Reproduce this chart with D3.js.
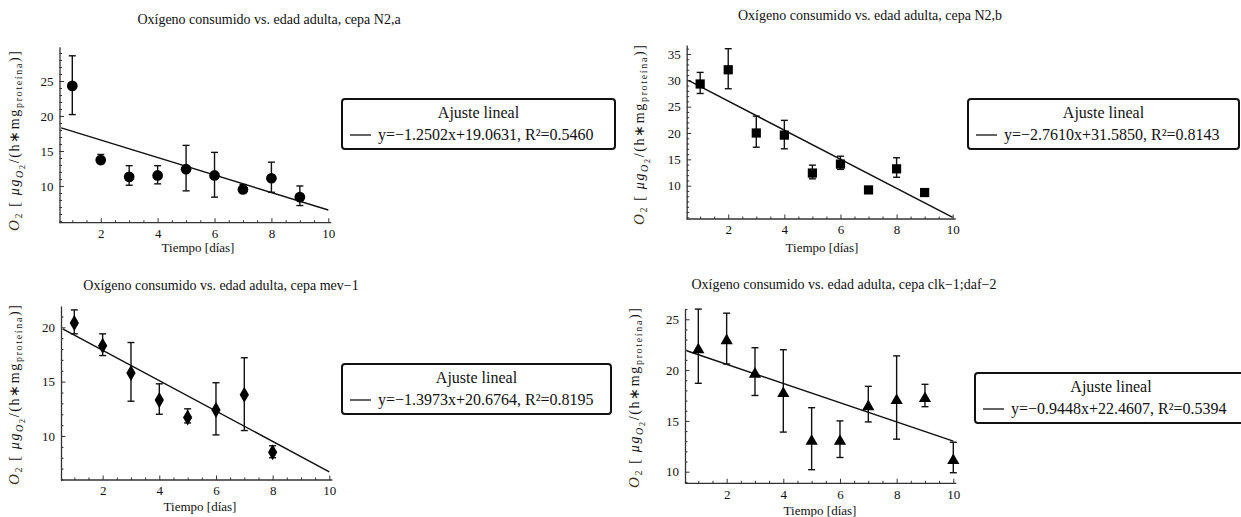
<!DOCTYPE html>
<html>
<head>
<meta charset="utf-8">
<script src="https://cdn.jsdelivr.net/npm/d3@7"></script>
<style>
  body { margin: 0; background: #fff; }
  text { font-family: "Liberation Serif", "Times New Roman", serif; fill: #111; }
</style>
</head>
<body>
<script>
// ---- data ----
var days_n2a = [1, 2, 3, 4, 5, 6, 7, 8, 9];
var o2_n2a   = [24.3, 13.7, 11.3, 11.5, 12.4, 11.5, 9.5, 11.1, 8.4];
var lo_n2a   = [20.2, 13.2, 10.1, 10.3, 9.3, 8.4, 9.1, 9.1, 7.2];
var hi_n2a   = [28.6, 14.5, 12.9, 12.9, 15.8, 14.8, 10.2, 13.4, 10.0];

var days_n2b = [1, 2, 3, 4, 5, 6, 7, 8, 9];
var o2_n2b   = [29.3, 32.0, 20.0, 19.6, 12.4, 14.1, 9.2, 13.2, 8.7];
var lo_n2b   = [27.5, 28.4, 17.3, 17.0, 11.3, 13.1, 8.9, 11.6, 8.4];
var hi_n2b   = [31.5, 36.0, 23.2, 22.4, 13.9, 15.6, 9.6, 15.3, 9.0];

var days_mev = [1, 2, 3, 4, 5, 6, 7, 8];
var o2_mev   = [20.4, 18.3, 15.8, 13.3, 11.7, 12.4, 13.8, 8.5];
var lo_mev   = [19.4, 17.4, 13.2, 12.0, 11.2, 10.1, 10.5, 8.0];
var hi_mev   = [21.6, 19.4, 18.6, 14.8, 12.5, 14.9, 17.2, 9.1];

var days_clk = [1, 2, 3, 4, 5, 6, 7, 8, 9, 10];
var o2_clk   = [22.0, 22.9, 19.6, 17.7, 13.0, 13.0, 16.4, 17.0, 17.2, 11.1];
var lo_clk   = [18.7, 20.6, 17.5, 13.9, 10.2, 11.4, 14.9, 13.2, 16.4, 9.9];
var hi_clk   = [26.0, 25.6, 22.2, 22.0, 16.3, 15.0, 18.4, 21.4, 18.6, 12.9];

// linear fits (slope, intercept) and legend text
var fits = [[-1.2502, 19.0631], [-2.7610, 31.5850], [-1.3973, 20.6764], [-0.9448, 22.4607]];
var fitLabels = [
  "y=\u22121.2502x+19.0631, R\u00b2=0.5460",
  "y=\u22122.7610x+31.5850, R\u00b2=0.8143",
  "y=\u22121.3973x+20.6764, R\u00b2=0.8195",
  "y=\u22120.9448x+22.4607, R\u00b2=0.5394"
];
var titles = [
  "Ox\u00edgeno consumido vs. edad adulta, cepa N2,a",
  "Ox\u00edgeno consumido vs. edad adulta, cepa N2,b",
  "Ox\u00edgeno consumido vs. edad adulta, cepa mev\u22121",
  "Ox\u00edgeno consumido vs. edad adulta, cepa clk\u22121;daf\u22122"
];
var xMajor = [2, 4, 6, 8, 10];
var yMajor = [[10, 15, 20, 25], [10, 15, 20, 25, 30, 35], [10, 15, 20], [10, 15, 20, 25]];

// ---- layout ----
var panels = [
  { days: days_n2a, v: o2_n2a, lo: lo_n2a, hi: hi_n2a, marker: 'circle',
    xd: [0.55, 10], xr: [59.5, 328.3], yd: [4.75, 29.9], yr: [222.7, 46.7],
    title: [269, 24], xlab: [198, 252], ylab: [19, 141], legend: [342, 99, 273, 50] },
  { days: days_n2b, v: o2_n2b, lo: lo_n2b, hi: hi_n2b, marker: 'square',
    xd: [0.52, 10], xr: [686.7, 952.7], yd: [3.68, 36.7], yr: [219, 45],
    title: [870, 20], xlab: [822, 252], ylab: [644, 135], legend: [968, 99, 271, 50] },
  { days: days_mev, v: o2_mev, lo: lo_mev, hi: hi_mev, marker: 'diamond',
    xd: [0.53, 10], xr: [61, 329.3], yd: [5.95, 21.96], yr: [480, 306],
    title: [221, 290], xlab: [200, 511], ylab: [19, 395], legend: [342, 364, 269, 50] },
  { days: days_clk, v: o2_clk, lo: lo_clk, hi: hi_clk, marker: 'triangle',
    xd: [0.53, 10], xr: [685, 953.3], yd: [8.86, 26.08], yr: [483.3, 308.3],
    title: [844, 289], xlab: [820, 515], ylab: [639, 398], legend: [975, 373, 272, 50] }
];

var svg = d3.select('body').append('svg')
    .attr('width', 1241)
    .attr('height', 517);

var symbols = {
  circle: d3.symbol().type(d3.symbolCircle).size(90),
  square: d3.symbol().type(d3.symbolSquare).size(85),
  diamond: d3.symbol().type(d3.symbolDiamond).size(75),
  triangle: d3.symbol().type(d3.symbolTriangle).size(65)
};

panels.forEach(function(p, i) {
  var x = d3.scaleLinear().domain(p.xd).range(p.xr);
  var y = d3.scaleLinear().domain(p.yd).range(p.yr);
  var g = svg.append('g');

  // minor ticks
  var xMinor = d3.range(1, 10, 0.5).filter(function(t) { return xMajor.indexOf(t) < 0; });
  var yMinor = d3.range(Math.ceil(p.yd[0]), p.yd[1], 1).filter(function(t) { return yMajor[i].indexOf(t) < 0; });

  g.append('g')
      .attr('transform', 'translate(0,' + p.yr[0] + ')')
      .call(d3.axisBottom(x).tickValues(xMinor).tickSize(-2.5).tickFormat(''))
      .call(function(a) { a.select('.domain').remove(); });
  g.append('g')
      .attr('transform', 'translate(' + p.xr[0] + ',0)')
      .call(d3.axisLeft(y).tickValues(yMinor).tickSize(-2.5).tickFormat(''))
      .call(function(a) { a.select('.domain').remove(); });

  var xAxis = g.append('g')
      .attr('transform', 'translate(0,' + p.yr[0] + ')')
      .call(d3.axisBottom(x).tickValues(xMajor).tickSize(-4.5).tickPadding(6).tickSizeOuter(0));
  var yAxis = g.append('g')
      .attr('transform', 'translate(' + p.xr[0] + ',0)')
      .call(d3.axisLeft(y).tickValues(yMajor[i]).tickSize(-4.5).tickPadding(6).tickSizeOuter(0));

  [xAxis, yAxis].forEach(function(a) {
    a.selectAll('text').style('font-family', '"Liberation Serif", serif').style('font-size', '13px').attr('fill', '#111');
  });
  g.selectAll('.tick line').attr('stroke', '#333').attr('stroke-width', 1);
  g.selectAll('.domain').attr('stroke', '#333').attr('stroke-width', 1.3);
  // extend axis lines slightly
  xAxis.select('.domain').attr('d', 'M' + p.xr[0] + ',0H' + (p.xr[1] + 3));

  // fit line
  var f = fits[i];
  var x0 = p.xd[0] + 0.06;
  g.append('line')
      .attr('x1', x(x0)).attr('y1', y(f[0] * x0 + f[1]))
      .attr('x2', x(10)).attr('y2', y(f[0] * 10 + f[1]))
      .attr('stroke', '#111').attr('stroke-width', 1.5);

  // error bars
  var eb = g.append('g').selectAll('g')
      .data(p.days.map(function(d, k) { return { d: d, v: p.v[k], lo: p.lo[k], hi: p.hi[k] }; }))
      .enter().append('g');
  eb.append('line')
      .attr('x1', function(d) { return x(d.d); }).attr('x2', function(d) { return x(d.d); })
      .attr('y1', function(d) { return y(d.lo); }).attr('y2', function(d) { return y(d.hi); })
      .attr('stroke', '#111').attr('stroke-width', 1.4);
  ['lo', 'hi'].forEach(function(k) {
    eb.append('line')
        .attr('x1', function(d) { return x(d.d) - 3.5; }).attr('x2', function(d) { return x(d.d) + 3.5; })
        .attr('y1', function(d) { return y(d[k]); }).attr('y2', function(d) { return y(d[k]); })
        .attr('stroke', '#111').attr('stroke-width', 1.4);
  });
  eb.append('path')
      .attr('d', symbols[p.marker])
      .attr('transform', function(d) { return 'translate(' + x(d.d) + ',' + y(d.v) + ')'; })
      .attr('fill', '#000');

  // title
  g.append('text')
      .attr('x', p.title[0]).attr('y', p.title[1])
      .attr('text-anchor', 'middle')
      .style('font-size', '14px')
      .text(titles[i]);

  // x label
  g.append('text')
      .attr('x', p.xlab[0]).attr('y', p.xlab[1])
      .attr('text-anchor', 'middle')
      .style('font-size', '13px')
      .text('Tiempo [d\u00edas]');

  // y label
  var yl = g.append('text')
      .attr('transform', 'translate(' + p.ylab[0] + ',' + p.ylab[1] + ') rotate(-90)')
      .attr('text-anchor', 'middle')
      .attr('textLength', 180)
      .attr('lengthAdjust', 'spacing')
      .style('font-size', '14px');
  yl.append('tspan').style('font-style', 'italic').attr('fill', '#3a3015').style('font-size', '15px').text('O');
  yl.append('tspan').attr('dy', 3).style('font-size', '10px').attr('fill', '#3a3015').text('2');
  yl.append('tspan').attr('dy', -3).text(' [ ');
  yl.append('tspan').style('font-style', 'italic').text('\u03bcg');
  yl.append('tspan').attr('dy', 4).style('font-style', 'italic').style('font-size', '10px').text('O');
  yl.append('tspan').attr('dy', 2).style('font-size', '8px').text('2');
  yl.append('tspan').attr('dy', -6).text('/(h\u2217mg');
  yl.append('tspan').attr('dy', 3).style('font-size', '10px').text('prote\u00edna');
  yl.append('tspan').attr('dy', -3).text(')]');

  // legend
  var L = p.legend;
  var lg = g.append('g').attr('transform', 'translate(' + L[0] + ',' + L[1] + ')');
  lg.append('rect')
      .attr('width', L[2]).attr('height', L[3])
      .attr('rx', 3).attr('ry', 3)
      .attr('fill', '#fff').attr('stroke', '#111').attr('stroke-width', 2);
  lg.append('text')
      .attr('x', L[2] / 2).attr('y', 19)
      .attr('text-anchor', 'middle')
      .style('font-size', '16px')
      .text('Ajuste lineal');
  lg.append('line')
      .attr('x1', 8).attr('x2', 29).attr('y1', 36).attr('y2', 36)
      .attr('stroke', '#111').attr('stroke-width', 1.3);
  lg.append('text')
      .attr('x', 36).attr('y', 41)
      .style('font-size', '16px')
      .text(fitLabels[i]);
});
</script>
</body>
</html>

**Given instruction**
From the opening line of the listing above through the line bearing "10.2, 13.4, 10.0];", repeat each line exactly. Drop every picture.

**The answer**
Reproduce this chart with D3.js.
<!DOCTYPE html>
<html>
<head>
<meta charset="utf-8">
<script src="https://cdn.jsdelivr.net/npm/d3@7"></script>
<style>
  body { margin: 0; background: #fff; }
  text { font-family: "Liberation Serif", "Times New Roman", serif; fill: #111; }
</style>
</head>
<body>
<script>
// ---- data ----
var days_n2a = [1, 2, 3, 4, 5, 6, 7, 8, 9];
var o2_n2a   = [24.3, 13.7, 11.3, 11.5, 12.4, 11.5, 9.5, 11.1, 8.4];
var lo_n2a   = [20.2, 13.2, 10.1, 10.3, 9.3, 8.4, 9.1, 9.1, 7.2];
var hi_n2a   = [28.6, 14.5, 12.9, 12.9, 15.8, 14.8, 10.2, 13.4, 10.0];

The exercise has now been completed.